Después de estas fugaces apariciones en la pantalla, Cecilia regresa a su noche de boites, donde la esperan las viejas fans que ya no tienen el equipo de fútbol, pero la buscan en los marcos de luces del barrio chino, entre las fotos de mujeres piluchas en calle San Diego, donde los pobres remueven la tristeza al son de una cumbia. Ahí la Ceci, se siente más cómoda reviviendo la flauta vidriada de su voz para las mariposas nocturnas que guardan silencio cuando el animador anuncia a la incomparable, la única, la que corona la fiesta hasta la madrugada. Hasta que se apagan las brasas de Lucifer y las parejas se pierden en algún hotel con olor a jabón barato.

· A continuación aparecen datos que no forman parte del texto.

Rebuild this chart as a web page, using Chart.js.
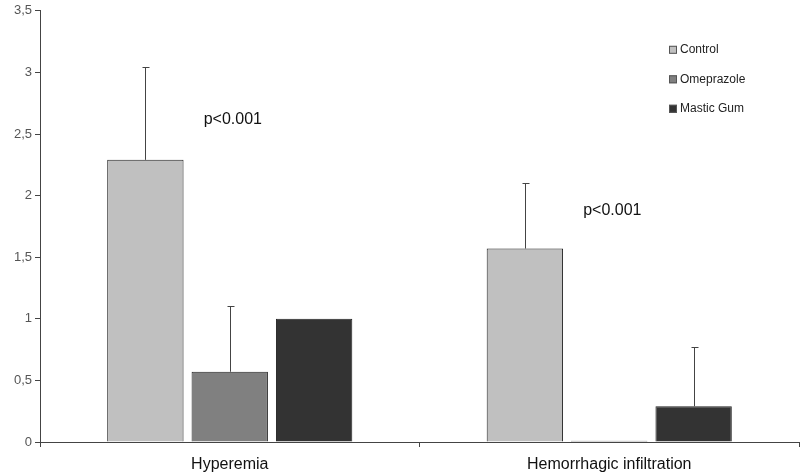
<!DOCTYPE html>
<html>
<head>
<meta charset="utf-8">
<script src="https://cdn.jsdelivr.net/npm/chart.js@4.4.0/dist/chart.umd.min.js"></script>
<style>
  html, body { margin: 0; padding: 0; background: #fff; }
  #wrap { width: 810px; height: 475px; }
</style>
</head>
<body>
<div id="wrap"><canvas id="chartID"></canvas></div>
<script>
'use strict';

const categories = ['Hyperemia', 'Hemorrhagic infiltration'];
const seriesNames = ['Control', 'Omeprazole', 'Mastic Gum'];
const controlVals = [2.29, 1.57];
const omeprazoleVals = [0.57, 0.01];
const masticVals = [1.0, 0.29];
const controlErr = [0.75, 0.53];
const omeprazoleErr = [0.53, 0];
const masticErr = [0, 0.48];
const yTicks = [0, 0.5, 1, 1.5, 2, 2.5, 3, 3.5];
const pLabels = ['p<0.001', 'p<0.001'];
const pLabelY = [2.62, 1.88];

const colors = ['#c0c0c0', '#808080', '#333333'];

// error bars, legend and p-value text
const extras = {
  id: 'extras',
  afterDatasetsDraw(chart) {
    const ctx = chart.ctx;
    const errs = [controlErr, omeprazoleErr, masticErr];
    const yScale = chart.scales.y;
    ctx.save();
    ctx.strokeStyle = '#444';
    ctx.lineWidth = 1;
    for (let d = 0; d < chart.data.datasets.length; d++) {
      const meta = chart.getDatasetMeta(d);
      const vals = chart.data.datasets[d].data;
      for (let i = 0; i < meta.data.length; i++) {
        if (!errs[d][i]) continue;
        const x = Math.round(meta.data[i].x) + 0.5;
        const yTop = yScale.getPixelForValue(vals[i] + errs[d][i]);
        const yBar = yScale.getPixelForValue(vals[i]);
        ctx.beginPath();
        ctx.moveTo(x, yBar);
        ctx.lineTo(x, Math.round(yTop) + 0.5);
        ctx.moveTo(x - 3, Math.round(yTop) + 0.5);
        ctx.lineTo(x + 4, Math.round(yTop) + 0.5);
        ctx.stroke();
      }
    }

    // p values
    ctx.fillStyle = '#111';
    ctx.font = '16px "Liberation Sans", Arial, sans-serif';
    ctx.textAlign = 'center';
    ctx.textBaseline = 'middle';
    const xScale = chart.scales.x;
    const catW = xScale.getPixelForValue(1) - xScale.getPixelForValue(0);
    for (let i = 0; i < pLabels.length; i++) {
      const x = xScale.getPixelForValue(i) + catW * 0.008;
      ctx.fillText(pLabels[i], x, yScale.getPixelForValue(pLabelY[i]));
    }

    // legend
    const area = chart.chartArea;
    const lx = area.right - 130;
    let ly = area.top + 39;
    ctx.font = '12px "Liberation Sans", Arial, sans-serif';
    ctx.textAlign = 'left';
    for (let s = 0; s < seriesNames.length; s++) {
      ctx.fillStyle = colors[s];
      ctx.fillRect(lx, ly - 4, 8, 8);
      ctx.strokeStyle = '#555';
      ctx.strokeRect(lx + 0.5, ly - 3.5, 7, 7);
      ctx.fillStyle = '#222';
      ctx.fillText(seriesNames[s], lx + 11, ly);
      ly += 29.5;
    }
    ctx.restore();
  }
};

const data = {
  labels: categories,
  datasets: [
    { label: seriesNames[0], data: controlVals, backgroundColor: colors[0] },
    { label: seriesNames[1], data: omeprazoleVals, backgroundColor: colors[1] },
    { label: seriesNames[2], data: masticVals, backgroundColor: colors[2] }
  ]
};
data.datasets.forEach(ds => {
  ds.borderColor = '#222';
  ds.borderWidth = 1;
  ds.categoryPercentage = 0.667;
  ds.barPercentage = 0.905;
});

const config = {
  type: 'bar',
  data: data,
  options: {
    responsive: true,
    maintainAspectRatio: false,
    animation: false,
    layout: { padding: { top: 8, right: 11, left: 0, bottom: 0 } },
    plugins: {
      legend: { display: false },
      tooltip: { enabled: false }
    },
    scales: {
      y: {
        min: 0,
        max: 3.5,
        afterBuildTicks(scale) {
          scale.ticks = yTicks.map(v => ({ value: v }));
        },
        afterFit(scale) { scale.width = 40; },
        grid: {
          display: true,
          drawOnChartArea: false,
          drawTicks: true,
          tickLength: 5,
          color: '#444'
        },
        border: { display: true, color: '#444', width: 1 },
        ticks: {
          color: '#555',
          padding: 3,
          font: { family: '"Liberation Sans", Arial, sans-serif', size: 13 },
          callback: v => String(v).replace('.', ',')
        }
      },
      x: {
        afterFit(scale) { scale.height = 33; },
        grid: {
          display: true,
          offset: true,
          drawOnChartArea: false,
          drawTicks: true,
          tickLength: 5,
          color: '#444'
        },
        border: { display: true, color: '#444', width: 1 },
        ticks: {
          color: '#111',
          padding: 8,
          font: { family: '"Liberation Sans", Arial, sans-serif', size: 16 }
        }
      }
    }
  },
  plugins: [extras]
};

const barChart = new Chart(document.getElementById('chartID'), config);
</script>
</body>
</html>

A las seis de la mañana, las luces pestañean en su miseria de 25 watts, las mesas de plástico quedan engomadas por las lunas negras de los vasos, y los mozos retiran las botellas vacías con un bostezo. A esa hora, todo rastro de color se agota en la bruma tísica que baña la sala desierta donde una milonga dormita en un rincón. La falta de clientes enluta el espesor de sus pestañas y una gota de arrabal amenaza desbordar el rimel de sus ojos. Pero entonces, un foco rompe la penumbra mugrienta de la pista, y el retumbar de una música maleva la despierta. A contraluz, las botas chicanas, el buzo Presley, y un platino de garganta la invita a bailar. "Está empezando a amanecer y en la noche se ha quedado mi corazón". Un halo de dulzura le retoca el maquillaje a la mujer, cuando se pone de pie y avanza por la pista, abrazándose a esa voz que refracta pedazos de sol en los cristales rotos del canto. "Es nuestro último baile, es nuestro último encuentro, todos se han ido y quedamos solamente tú y yo".